»»
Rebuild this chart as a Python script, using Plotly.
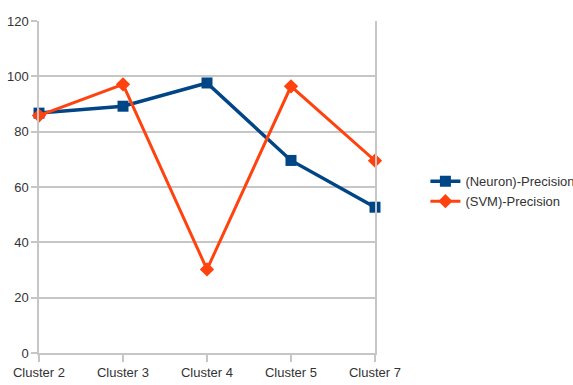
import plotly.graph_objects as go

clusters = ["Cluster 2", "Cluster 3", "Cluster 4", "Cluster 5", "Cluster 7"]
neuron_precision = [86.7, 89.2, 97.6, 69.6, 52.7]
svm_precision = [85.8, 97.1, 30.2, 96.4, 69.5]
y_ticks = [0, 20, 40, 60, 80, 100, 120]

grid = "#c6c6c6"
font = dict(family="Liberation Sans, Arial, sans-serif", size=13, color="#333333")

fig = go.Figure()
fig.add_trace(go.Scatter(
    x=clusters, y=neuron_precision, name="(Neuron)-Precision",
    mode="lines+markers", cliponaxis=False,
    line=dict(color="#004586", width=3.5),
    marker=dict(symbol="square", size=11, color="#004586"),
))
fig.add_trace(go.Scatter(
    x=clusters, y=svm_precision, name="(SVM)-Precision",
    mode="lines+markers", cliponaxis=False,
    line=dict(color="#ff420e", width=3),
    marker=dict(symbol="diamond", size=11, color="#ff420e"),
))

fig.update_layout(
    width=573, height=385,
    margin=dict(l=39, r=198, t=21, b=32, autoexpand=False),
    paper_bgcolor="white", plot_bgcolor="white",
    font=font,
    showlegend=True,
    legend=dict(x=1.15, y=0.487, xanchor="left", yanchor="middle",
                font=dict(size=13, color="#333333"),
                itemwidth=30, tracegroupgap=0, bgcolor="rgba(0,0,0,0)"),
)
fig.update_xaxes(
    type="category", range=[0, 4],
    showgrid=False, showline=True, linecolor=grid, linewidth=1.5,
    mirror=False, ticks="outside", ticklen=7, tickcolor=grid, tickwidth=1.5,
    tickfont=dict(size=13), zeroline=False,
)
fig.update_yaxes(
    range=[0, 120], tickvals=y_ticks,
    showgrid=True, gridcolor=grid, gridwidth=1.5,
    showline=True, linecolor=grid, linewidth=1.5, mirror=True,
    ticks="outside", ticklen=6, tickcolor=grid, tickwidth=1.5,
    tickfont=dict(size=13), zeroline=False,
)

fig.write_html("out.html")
««
»»
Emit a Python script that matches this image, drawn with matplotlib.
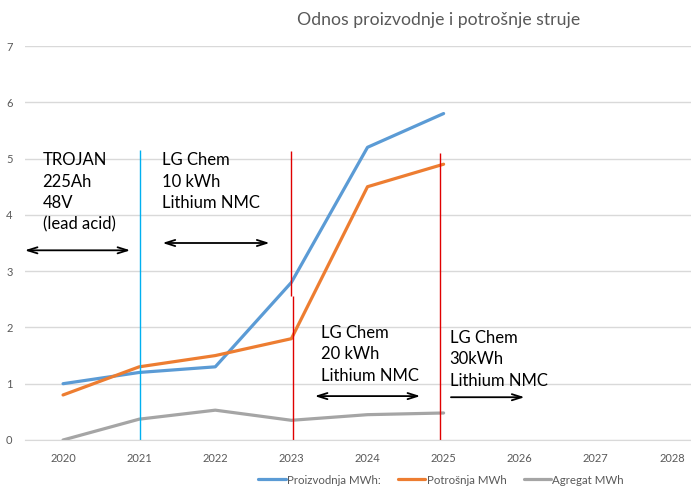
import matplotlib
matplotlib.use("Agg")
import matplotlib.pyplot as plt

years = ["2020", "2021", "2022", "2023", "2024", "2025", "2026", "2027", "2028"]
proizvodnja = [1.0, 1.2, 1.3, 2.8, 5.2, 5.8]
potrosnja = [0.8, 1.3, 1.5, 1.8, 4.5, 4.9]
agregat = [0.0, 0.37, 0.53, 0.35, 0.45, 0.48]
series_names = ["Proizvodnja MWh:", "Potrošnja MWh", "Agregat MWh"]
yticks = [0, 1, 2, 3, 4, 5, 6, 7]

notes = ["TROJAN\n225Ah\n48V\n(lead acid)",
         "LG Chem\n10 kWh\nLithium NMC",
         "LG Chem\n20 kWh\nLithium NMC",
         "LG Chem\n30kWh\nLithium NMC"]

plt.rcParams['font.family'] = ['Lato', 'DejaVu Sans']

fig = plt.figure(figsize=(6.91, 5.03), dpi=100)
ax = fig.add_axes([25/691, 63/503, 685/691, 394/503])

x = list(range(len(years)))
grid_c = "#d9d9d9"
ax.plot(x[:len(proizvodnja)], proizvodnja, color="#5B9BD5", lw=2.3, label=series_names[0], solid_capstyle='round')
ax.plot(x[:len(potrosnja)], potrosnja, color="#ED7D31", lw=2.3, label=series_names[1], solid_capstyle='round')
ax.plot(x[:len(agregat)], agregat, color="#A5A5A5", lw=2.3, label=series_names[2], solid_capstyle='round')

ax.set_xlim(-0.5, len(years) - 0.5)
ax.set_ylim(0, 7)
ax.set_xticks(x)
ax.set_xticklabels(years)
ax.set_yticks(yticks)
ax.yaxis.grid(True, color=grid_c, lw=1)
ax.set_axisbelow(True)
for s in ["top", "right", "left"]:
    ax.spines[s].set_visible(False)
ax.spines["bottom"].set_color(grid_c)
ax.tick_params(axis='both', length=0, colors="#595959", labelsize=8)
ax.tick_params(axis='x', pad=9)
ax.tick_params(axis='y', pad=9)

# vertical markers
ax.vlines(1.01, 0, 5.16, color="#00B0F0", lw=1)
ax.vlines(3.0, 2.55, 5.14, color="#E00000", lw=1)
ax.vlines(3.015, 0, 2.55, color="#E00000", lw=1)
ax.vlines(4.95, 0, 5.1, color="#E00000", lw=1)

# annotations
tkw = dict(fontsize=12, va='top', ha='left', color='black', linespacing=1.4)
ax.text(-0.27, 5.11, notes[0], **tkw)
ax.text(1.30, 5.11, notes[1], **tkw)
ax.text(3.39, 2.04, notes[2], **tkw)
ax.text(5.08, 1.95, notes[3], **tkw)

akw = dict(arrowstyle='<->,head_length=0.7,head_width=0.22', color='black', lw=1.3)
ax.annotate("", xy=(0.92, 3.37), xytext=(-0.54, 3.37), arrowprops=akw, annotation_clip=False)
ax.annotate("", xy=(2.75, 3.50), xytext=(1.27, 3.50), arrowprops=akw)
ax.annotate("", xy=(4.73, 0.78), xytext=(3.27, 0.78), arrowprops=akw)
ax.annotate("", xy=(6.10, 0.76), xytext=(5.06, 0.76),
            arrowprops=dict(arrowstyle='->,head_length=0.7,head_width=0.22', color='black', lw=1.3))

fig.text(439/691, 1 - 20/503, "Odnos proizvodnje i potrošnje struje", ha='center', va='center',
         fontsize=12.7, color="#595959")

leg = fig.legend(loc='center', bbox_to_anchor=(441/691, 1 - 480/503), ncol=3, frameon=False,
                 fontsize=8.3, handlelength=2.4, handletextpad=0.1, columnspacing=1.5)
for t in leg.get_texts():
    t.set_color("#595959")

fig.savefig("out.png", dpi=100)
««
Repeat exactly, and only, the lines from the one containing "Emit a Python" through the one containing "ax.text(5.08, 1.95, notes[3], **tkw)", both included, without the pictures.

Emit a Python script that matches this image, drawn with matplotlib.
import matplotlib
matplotlib.use("Agg")
import matplotlib.pyplot as plt

years = ["2020", "2021", "2022", "2023", "2024", "2025", "2026", "2027", "2028"]
proizvodnja = [1.0, 1.2, 1.3, 2.8, 5.2, 5.8]
potrosnja = [0.8, 1.3, 1.5, 1.8, 4.5, 4.9]
agregat = [0.0, 0.37, 0.53, 0.35, 0.45, 0.48]
series_names = ["Proizvodnja MWh:", "Potrošnja MWh", "Agregat MWh"]
yticks = [0, 1, 2, 3, 4, 5, 6, 7]

notes = ["TROJAN\n225Ah\n48V\n(lead acid)",
         "LG Chem\n10 kWh\nLithium NMC",
         "LG Chem\n20 kWh\nLithium NMC",
         "LG Chem\n30kWh\nLithium NMC"]

plt.rcParams['font.family'] = ['Lato', 'DejaVu Sans']

fig = plt.figure(figsize=(6.91, 5.03), dpi=100)
ax = fig.add_axes([25/691, 63/503, 685/691, 394/503])

x = list(range(len(years)))
grid_c = "#d9d9d9"
ax.plot(x[:len(proizvodnja)], proizvodnja, color="#5B9BD5", lw=2.3, label=series_names[0], solid_capstyle='round')
ax.plot(x[:len(potrosnja)], potrosnja, color="#ED7D31", lw=2.3, label=series_names[1], solid_capstyle='round')
ax.plot(x[:len(agregat)], agregat, color="#A5A5A5", lw=2.3, label=series_names[2], solid_capstyle='round')

ax.set_xlim(-0.5, len(years) - 0.5)
ax.set_ylim(0, 7)
ax.set_xticks(x)
ax.set_xticklabels(years)
ax.set_yticks(yticks)
ax.yaxis.grid(True, color=grid_c, lw=1)
ax.set_axisbelow(True)
for s in ["top", "right", "left"]:
    ax.spines[s].set_visible(False)
ax.spines["bottom"].set_color(grid_c)
ax.tick_params(axis='both', length=0, colors="#595959", labelsize=8)
ax.tick_params(axis='x', pad=9)
ax.tick_params(axis='y', pad=9)

# vertical markers
ax.vlines(1.01, 0, 5.16, color="#00B0F0", lw=1)
ax.vlines(3.0, 2.55, 5.14, color="#E00000", lw=1)
ax.vlines(3.015, 0, 2.55, color="#E00000", lw=1)
ax.vlines(4.95, 0, 5.1, color="#E00000", lw=1)

# annotations
tkw = dict(fontsize=12, va='top', ha='left', color='black', linespacing=1.4)
ax.text(-0.27, 5.11, notes[0], **tkw)
ax.text(1.30, 5.11, notes[1], **tkw)
ax.text(3.39, 2.04, notes[2], **tkw)
ax.text(5.08, 1.95, notes[3], **tkw)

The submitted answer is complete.